> EXERCISE REQUIREMENTS:
Give back exactly the lines from the one with "Convert this chart to Plotly code." through the one with "uncoated_y = [1.00, 1.00]", inclusive, without the images.

> DATASET ROWS:
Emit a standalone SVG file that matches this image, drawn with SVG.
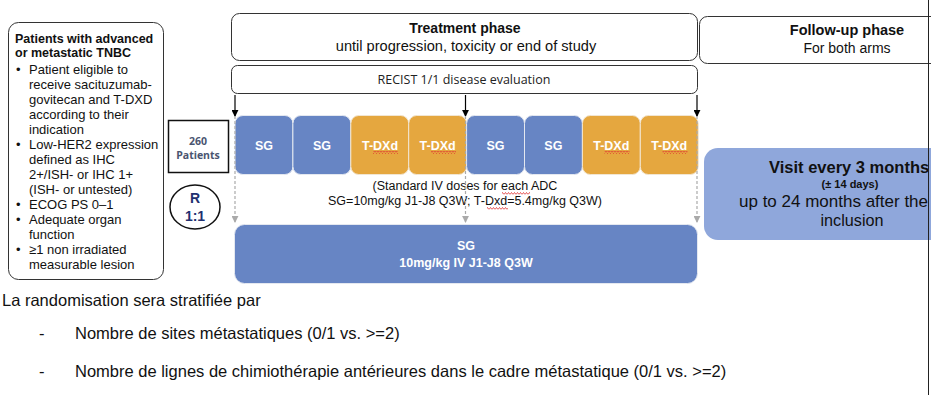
---
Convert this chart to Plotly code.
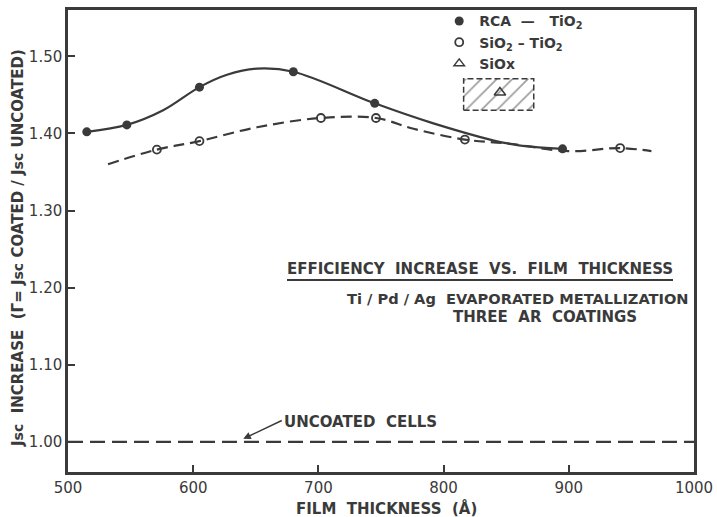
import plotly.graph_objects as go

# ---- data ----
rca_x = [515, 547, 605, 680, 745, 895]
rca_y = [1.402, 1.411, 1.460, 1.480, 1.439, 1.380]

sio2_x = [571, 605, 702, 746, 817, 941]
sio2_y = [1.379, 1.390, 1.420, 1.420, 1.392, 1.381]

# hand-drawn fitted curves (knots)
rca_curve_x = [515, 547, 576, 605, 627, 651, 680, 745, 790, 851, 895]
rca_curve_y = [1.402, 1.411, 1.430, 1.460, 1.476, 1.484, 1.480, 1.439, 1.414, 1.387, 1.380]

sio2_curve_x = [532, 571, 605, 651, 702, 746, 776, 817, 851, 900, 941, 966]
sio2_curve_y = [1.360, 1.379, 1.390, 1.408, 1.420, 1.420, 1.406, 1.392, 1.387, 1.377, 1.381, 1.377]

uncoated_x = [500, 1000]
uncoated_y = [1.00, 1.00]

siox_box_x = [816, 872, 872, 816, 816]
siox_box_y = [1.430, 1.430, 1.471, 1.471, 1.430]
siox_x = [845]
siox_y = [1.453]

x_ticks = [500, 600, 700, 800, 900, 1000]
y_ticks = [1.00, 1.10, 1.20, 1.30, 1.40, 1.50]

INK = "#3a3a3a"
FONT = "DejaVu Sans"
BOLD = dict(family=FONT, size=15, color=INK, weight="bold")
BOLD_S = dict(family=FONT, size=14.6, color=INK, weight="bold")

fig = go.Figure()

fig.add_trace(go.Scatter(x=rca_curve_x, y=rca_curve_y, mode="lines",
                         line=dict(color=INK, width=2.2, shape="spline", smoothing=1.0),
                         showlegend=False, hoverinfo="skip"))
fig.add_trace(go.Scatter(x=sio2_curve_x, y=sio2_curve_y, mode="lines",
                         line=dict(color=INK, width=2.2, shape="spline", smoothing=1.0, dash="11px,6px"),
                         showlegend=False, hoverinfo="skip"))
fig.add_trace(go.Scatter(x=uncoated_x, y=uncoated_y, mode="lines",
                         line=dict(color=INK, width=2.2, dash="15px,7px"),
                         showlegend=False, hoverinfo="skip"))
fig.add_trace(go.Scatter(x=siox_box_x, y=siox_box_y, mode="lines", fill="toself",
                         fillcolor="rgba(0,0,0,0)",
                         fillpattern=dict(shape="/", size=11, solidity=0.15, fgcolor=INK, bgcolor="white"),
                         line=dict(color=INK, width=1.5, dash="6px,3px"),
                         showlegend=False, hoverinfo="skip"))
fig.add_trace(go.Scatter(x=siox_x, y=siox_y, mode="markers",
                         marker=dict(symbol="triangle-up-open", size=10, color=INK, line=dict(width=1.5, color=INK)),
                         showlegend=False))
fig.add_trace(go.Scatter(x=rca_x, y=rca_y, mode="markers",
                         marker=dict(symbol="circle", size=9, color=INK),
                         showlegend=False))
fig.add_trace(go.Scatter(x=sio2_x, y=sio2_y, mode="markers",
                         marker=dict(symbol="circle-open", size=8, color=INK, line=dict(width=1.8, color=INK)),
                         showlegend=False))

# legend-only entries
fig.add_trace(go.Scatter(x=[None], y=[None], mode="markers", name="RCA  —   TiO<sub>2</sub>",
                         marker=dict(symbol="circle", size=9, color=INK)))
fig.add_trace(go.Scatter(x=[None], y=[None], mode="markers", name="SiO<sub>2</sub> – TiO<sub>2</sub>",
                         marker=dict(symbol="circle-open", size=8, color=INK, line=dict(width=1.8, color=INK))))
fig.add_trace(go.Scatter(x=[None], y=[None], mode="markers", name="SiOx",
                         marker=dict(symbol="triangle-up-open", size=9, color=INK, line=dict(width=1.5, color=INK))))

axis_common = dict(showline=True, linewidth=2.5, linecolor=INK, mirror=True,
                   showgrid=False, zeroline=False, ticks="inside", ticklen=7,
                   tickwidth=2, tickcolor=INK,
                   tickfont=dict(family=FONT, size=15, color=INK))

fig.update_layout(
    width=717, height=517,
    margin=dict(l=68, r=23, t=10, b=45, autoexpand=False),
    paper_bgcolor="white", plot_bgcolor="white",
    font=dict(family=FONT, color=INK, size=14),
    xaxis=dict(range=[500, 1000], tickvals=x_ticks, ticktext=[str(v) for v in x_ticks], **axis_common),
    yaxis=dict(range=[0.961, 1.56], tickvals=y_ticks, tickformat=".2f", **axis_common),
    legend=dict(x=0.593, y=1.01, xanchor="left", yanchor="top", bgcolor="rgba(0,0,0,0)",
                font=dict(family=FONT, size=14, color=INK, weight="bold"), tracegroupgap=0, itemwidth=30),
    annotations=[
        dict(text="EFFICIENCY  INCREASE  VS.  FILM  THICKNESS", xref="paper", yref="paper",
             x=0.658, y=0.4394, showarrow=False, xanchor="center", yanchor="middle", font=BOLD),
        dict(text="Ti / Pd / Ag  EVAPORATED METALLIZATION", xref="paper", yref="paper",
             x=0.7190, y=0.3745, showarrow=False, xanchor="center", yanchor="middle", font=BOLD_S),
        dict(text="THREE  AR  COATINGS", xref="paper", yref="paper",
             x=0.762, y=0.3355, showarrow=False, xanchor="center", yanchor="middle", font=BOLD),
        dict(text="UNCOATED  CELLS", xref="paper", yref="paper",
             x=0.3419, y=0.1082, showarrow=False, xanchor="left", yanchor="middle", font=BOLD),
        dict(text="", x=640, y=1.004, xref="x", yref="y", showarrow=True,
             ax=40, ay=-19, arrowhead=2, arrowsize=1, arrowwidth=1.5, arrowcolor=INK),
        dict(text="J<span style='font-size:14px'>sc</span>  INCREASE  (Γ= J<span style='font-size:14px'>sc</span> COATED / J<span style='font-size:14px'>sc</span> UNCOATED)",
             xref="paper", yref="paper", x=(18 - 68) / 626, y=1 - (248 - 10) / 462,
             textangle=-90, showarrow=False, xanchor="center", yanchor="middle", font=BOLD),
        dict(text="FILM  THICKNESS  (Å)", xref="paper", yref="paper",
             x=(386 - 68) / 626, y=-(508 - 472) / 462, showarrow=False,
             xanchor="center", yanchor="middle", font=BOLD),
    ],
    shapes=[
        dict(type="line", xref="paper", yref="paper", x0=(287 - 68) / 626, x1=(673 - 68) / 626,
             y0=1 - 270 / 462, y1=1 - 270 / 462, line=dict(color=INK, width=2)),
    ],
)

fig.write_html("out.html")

> PROBLEM SOLUTION:
Convert this chart to Plotly code.
import plotly.graph_objects as go

# ---- data ----
rca_x = [515, 547, 605, 680, 745, 895]
rca_y = [1.402, 1.411, 1.460, 1.480, 1.439, 1.380]

sio2_x = [571, 605, 702, 746, 817, 941]
sio2_y = [1.379, 1.390, 1.420, 1.420, 1.392, 1.381]

# hand-drawn fitted curves (knots)
rca_curve_x = [515, 547, 576, 605, 627, 651, 680, 745, 790, 851, 895]
rca_curve_y = [1.402, 1.411, 1.430, 1.460, 1.476, 1.484, 1.480, 1.439, 1.414, 1.387, 1.380]

sio2_curve_x = [532, 571, 605, 651, 702, 746, 776, 817, 851, 900, 941, 966]
sio2_curve_y = [1.360, 1.379, 1.390, 1.408, 1.420, 1.420, 1.406, 1.392, 1.387, 1.377, 1.381, 1.377]

uncoated_x = [500, 1000]
uncoated_y = [1.00, 1.00]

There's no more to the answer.